** REQUIREMENTS **
Locate the word "produces" in the entries below, then gather every line that holds it.

____ EXTRACTED INFORMATION

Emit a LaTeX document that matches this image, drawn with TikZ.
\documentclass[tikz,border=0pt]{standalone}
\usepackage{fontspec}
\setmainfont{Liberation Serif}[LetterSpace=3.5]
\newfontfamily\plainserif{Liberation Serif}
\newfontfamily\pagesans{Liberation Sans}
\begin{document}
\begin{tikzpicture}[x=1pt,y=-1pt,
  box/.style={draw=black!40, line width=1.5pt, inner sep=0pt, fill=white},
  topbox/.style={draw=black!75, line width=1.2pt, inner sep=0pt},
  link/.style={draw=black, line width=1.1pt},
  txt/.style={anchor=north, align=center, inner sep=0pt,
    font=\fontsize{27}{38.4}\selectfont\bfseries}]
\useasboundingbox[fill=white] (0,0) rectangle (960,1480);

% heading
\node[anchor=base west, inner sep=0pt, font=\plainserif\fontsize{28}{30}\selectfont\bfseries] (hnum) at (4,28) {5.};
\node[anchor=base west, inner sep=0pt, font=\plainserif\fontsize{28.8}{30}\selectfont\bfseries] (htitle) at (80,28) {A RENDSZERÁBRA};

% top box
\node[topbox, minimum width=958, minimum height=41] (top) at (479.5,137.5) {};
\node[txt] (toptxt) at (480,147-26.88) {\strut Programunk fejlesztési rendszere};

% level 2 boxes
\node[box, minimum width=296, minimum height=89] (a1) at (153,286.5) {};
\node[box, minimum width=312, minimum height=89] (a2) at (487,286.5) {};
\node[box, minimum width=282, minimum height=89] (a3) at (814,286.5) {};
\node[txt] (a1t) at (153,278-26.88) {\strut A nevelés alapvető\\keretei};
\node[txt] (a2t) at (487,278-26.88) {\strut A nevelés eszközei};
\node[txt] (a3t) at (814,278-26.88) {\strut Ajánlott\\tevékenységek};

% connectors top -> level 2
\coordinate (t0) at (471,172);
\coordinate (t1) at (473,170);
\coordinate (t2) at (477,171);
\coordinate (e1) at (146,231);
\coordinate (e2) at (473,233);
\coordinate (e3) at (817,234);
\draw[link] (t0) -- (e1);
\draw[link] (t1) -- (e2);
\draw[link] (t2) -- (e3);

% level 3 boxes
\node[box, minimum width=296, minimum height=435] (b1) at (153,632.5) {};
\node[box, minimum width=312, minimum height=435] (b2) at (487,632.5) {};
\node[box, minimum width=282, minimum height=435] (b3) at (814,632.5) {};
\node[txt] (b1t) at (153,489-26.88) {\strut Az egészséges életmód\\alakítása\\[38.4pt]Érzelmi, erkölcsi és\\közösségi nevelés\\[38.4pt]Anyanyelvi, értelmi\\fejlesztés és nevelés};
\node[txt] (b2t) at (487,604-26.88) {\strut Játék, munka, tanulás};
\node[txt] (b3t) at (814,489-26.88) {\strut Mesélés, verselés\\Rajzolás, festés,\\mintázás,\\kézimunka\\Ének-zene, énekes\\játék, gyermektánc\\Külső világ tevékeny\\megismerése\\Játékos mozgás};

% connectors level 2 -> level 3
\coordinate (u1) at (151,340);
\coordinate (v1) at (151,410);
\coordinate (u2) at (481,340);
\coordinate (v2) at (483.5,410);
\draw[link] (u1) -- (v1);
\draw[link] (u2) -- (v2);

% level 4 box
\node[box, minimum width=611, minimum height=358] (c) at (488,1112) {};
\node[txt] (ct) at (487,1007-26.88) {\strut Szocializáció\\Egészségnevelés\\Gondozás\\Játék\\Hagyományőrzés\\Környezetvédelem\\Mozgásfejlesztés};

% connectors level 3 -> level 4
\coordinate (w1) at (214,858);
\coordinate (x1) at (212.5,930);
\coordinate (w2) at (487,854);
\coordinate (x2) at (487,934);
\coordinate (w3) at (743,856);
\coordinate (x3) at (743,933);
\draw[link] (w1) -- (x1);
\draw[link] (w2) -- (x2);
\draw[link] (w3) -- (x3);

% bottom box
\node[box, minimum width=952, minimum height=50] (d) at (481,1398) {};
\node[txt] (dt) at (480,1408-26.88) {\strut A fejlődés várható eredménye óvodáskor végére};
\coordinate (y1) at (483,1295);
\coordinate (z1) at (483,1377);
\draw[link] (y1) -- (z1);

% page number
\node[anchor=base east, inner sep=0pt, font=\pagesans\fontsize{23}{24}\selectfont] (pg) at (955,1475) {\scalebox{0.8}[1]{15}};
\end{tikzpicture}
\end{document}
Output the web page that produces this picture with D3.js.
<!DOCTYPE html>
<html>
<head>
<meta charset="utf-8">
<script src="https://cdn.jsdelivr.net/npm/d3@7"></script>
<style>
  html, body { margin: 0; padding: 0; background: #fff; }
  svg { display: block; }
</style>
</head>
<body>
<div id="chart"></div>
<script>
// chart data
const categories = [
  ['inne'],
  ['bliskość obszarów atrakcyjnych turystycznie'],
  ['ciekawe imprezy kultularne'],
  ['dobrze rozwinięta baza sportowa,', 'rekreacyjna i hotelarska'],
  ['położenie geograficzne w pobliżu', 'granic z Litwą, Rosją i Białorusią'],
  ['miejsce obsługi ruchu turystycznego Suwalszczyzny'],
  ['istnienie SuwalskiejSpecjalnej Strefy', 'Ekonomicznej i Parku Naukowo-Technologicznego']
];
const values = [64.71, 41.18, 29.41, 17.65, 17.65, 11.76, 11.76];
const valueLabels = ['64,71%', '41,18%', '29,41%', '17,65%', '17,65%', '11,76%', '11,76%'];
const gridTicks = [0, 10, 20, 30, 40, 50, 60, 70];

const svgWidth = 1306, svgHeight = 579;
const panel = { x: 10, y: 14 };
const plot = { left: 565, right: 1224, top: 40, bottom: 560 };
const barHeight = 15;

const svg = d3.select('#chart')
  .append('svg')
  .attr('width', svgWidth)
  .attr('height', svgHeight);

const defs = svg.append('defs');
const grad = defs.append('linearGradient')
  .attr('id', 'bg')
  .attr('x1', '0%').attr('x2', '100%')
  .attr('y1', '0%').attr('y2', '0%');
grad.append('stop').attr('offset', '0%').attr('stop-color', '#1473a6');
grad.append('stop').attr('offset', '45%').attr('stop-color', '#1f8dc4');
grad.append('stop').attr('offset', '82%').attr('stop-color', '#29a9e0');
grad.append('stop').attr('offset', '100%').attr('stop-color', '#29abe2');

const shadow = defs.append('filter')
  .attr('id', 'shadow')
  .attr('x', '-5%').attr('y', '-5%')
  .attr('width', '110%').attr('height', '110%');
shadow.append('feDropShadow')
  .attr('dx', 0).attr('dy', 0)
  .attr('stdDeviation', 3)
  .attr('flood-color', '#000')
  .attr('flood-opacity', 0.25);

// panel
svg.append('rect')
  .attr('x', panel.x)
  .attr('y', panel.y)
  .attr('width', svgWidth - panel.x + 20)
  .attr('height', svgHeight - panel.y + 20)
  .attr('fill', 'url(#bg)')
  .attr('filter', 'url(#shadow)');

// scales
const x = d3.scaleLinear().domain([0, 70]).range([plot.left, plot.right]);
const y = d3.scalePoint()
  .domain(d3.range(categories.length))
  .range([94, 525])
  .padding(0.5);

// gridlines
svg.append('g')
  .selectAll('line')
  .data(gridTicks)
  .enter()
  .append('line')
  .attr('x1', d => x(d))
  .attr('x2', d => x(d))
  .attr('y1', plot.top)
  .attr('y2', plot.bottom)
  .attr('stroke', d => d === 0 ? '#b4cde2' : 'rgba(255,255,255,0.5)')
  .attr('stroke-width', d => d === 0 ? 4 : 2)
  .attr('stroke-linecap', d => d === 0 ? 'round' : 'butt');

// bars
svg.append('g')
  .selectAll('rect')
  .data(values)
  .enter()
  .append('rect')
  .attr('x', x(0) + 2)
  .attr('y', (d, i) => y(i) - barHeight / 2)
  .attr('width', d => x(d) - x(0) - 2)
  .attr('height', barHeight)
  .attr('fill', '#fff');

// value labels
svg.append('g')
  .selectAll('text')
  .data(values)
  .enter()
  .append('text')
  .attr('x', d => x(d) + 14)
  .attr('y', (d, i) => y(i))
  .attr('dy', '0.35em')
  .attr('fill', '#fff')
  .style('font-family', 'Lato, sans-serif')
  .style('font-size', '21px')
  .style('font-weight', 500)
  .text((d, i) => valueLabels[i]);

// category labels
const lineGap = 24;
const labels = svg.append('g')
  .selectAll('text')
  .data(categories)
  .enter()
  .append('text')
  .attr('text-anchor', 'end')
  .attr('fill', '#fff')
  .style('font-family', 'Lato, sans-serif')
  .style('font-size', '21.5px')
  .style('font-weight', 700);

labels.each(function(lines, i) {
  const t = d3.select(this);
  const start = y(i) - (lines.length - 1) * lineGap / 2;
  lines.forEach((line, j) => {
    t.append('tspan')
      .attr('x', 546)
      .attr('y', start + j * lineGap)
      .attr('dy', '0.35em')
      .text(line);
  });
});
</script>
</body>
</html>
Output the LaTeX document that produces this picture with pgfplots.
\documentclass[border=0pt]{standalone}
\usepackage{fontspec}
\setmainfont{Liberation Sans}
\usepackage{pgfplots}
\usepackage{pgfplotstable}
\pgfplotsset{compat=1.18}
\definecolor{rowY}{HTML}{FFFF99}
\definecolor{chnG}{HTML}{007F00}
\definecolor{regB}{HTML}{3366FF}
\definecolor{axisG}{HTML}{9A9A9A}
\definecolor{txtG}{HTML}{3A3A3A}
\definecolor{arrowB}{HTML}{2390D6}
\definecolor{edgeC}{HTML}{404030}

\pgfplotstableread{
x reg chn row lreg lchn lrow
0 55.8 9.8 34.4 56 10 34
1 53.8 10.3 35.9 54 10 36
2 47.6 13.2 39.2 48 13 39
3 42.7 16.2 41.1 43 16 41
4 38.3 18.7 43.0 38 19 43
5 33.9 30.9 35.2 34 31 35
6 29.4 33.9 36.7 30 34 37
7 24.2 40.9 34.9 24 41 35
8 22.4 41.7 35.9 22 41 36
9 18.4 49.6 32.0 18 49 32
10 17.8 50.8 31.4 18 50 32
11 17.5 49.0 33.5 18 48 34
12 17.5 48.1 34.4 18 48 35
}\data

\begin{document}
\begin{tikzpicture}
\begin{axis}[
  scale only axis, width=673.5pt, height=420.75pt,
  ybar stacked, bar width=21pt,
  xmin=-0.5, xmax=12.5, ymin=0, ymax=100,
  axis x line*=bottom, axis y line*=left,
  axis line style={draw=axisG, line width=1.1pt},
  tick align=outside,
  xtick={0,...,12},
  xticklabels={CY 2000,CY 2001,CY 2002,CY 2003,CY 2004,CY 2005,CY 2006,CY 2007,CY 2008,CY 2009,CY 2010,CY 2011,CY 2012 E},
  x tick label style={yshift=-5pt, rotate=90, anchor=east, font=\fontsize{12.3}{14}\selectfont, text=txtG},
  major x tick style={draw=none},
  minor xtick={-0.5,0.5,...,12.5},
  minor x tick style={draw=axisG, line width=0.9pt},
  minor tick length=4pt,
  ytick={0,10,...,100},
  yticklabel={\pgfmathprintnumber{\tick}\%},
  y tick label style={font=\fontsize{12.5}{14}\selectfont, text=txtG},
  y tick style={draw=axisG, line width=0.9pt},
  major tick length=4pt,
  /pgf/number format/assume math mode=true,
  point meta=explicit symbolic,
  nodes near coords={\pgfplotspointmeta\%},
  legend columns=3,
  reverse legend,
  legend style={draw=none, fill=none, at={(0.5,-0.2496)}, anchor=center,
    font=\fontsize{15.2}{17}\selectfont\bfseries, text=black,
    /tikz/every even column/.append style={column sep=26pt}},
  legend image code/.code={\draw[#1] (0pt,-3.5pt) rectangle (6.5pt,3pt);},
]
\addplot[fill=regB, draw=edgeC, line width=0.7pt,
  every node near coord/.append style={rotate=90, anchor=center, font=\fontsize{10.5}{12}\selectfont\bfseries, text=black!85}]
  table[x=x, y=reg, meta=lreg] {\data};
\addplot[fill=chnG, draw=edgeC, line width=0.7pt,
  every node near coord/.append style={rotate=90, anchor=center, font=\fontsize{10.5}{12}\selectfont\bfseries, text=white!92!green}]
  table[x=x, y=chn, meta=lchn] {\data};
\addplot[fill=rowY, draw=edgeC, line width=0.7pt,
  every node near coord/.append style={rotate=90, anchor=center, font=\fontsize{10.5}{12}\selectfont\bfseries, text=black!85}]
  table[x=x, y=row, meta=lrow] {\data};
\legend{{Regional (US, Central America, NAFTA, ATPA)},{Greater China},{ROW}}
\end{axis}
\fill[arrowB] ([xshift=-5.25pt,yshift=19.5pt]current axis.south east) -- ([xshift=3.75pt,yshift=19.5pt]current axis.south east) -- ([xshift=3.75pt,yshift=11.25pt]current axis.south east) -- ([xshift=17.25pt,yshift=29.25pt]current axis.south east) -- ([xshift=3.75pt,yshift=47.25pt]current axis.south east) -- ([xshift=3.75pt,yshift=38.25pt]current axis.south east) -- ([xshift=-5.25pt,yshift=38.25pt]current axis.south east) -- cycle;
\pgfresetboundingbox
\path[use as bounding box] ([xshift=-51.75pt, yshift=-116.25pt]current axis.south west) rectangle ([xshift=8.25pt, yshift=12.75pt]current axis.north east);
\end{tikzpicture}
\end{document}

________

** THE RESPONSE **
Output the web page that produces this picture with D3.js.
Output the LaTeX document that produces this picture with pgfplots.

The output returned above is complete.